Soar Spot: RedbirdAuthor:Abigail Stone
When it comes to a special occasion restaurant, whether the celebration is TGIF or a multi-year anniversary, there are few places in Los Angeles that beat the beauty and majesty of Redbird. Located in downtown Los Angeles, designer Robert Weimer and Amy Knoll Fraser, transformed The Cathedral of St. Vibiana, and its adjoining rectory, into a dramatic spot that turns a meal into an event.
“Neal and Amy take an eclectic approach to both the food and design of their restaurants,” says Weimer, who’d worked on Grace and BLD, the couple’s previous restaurants, “I had a clear understanding of their vision; a warm, inviting, lively vibe that feels cosmopolitan and casually elegant.” It would also need to support Fraser’s luxurious modern American cuisine: bold and big, meat-forward and wine-brash, tempered by touches of salt and sour and smoke.
Rather than compete with the innate grandeur of the existing space, Weimer and Fraser played with simple, modern forms that complement it. “We wanted to let the original, beautiful architecture of the rectory [which forms the basis of the restaurant] stand out and maintain its integrity,” says Weimer, “The best way to do that was to contrast it with the new additions. The existing building has thick massive walls and rough surfaces with soft edges; it has the weight of history. The new, inserted pieces play off of that with simple forms, crisp edges, and floating soffits.”
Challenges immediately presented themselves: the building, with its one-foot thick concrete walls, could not be altered and the Frasers wanted the indoor and outdoor experiences of the restaurant to feel similar. “Amy’s idea for the indoor/outdoor bar was a smart way to achieve that, and very successful,” say Weimer, “They also wanted a retractable roof or covering for the courtyard so it could be used year-round. Amy also requested a grey floor. We used a tile pattern found in the original entry but blew it up to a much larger scale and had it fabricated using custom concrete tiles.” Though the solutions seem simple, the transformation took close to a half decade to perform.
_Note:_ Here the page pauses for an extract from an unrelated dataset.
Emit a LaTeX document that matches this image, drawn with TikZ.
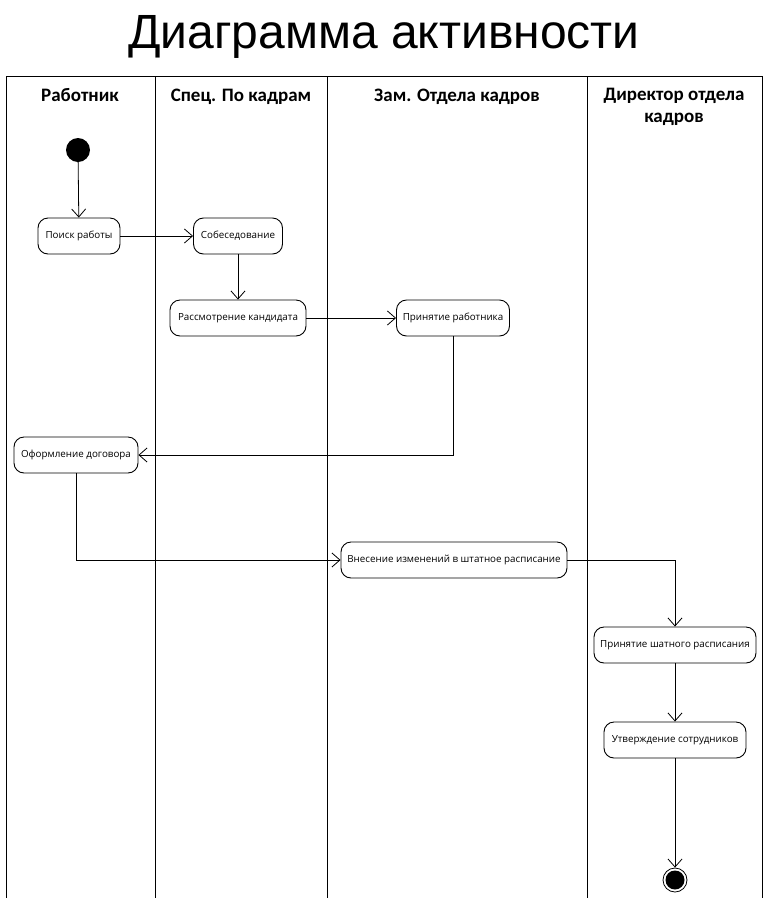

Weimer ticks off the list of accomplishments: “We restored the original painted ceiling and extended it throughout the lounge area; we used the motifs found in the painted patterns in the cathedral to create new patterns and textures, like the walnut laser-cut interlocking circles on the face of the bar; we let the new architecture take a back seat to the historic architecture and create a neutral backdrop for the colorful furniture and painted patterns; the new steel structure in the courtyard stands free of the walls and supports the retracting awning roof and mechanical systems; and, the indoor/outdoor bar, host stand, and service stations are simple geometries clad in walnut and marble.” Custom artwork by LA-based artists including Adam Silverman, Tanya Aguiñiga, Nancy Baker Cahill, Joe Davidson and Chris Corsmeier, can be found throughout the space.
The result of this effort still dazzles five year after the restaurant’s opening. “The space feels both intimate and grand, familial and formal” says Weimer, “The Frasers commitment to service has been integral to that success. And Angelenos don’t often get to connect with our past, so I think the sense of history adds to the experience.”